[START]
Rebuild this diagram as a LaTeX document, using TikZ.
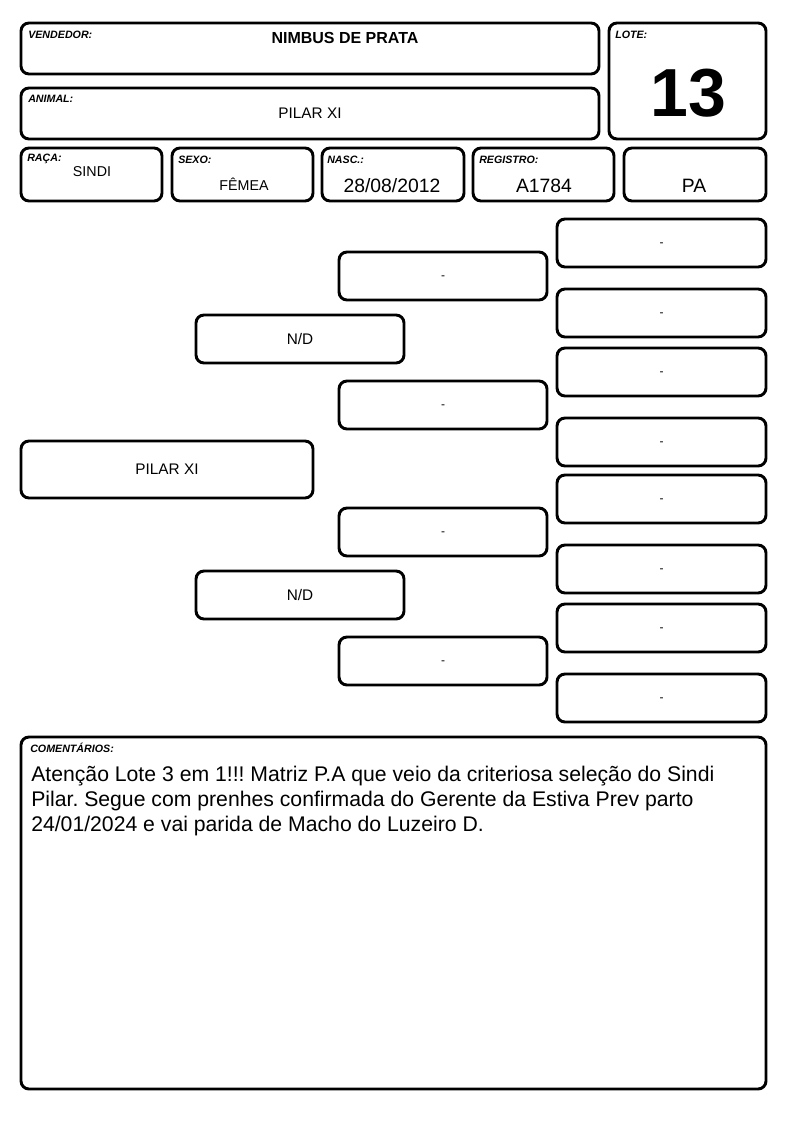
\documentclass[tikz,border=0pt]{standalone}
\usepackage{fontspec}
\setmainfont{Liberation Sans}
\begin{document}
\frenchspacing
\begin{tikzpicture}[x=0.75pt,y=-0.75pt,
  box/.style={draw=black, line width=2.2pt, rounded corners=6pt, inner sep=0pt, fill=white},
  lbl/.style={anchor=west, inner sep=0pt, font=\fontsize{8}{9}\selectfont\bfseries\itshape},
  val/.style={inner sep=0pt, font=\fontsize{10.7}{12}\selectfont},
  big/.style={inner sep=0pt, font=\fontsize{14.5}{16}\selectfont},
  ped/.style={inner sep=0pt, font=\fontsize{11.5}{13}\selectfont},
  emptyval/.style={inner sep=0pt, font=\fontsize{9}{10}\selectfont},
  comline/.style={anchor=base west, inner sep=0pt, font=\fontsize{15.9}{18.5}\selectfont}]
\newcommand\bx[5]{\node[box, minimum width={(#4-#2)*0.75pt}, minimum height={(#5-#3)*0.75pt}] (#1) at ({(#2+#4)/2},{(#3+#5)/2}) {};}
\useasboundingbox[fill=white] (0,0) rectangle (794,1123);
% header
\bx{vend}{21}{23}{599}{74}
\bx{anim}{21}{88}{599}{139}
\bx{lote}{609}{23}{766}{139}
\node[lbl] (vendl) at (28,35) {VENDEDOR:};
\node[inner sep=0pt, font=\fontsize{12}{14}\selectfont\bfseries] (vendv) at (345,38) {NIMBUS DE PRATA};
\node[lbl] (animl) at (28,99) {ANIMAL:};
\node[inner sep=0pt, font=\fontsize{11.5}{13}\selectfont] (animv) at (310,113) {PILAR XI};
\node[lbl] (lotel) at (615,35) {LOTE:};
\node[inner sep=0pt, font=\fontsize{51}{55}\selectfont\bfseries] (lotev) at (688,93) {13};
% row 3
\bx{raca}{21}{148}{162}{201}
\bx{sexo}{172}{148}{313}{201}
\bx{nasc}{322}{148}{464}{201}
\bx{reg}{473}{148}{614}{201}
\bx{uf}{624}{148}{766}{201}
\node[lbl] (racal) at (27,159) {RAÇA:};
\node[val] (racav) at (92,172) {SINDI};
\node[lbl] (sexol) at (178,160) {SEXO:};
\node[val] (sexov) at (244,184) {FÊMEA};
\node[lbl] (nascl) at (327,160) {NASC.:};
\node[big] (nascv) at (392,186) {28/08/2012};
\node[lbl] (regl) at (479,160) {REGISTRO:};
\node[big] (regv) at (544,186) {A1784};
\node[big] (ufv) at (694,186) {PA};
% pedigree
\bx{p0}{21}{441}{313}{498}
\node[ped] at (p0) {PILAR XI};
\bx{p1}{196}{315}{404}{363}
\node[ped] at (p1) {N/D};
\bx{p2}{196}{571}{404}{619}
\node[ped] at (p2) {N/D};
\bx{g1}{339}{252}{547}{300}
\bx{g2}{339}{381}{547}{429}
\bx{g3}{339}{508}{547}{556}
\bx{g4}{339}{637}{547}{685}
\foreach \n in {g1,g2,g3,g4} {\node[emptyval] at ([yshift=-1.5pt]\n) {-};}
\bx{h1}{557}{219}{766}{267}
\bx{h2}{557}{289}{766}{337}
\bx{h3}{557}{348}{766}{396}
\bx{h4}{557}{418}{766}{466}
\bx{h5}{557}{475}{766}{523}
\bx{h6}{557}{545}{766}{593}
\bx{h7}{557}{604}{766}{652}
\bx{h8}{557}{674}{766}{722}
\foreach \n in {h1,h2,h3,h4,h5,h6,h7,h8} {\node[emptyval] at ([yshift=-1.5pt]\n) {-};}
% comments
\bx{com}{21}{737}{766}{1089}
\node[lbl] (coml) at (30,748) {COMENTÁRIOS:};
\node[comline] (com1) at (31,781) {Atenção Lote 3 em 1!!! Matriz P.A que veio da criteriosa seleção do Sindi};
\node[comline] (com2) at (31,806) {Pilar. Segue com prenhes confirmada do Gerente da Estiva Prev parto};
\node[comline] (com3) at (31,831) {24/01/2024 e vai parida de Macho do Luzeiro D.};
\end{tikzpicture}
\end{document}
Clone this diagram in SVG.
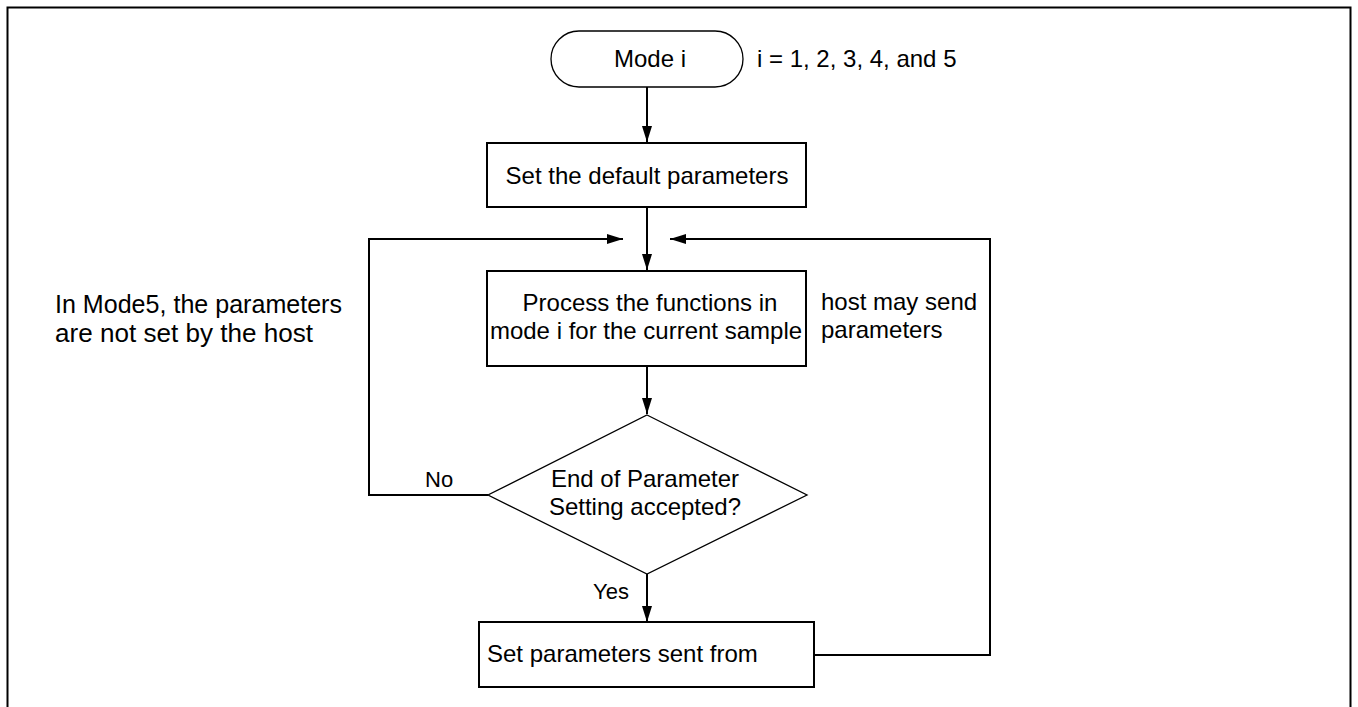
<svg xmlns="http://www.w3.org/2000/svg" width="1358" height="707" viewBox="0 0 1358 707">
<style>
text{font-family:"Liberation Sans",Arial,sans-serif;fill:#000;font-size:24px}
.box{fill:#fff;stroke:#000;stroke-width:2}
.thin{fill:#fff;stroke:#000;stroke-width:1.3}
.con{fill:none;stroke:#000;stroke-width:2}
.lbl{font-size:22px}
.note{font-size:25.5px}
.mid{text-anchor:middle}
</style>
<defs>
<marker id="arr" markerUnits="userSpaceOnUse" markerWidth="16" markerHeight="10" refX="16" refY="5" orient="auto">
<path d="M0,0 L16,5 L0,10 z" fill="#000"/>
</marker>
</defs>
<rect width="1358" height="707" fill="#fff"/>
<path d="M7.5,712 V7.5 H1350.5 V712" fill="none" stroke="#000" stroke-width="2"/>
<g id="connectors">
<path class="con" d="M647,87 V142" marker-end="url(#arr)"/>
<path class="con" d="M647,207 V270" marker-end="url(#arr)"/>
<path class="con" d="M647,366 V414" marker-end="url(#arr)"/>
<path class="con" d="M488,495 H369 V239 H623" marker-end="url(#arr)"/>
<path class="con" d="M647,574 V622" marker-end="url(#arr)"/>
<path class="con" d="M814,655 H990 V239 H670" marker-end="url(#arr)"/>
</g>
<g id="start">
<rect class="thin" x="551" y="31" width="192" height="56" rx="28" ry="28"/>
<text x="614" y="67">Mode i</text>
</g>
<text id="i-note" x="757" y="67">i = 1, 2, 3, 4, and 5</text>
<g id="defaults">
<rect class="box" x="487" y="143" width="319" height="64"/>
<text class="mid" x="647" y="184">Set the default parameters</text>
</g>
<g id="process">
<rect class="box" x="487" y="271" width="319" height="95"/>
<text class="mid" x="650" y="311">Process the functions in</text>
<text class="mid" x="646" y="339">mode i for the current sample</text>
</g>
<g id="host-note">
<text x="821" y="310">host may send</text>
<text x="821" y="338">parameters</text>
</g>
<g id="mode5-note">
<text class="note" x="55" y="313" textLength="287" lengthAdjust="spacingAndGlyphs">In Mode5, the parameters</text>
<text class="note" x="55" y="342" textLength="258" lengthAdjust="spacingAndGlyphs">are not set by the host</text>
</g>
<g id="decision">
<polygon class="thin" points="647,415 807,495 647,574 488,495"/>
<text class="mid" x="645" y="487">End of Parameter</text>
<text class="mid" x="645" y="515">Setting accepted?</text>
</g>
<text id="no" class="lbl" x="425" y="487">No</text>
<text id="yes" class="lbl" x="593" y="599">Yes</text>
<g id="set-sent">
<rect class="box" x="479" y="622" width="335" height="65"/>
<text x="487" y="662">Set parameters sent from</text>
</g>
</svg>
[END]
STATED GOAL
Find how many lines of the entries contain "diagram". Respond with the number only.

FINAL RESULT
2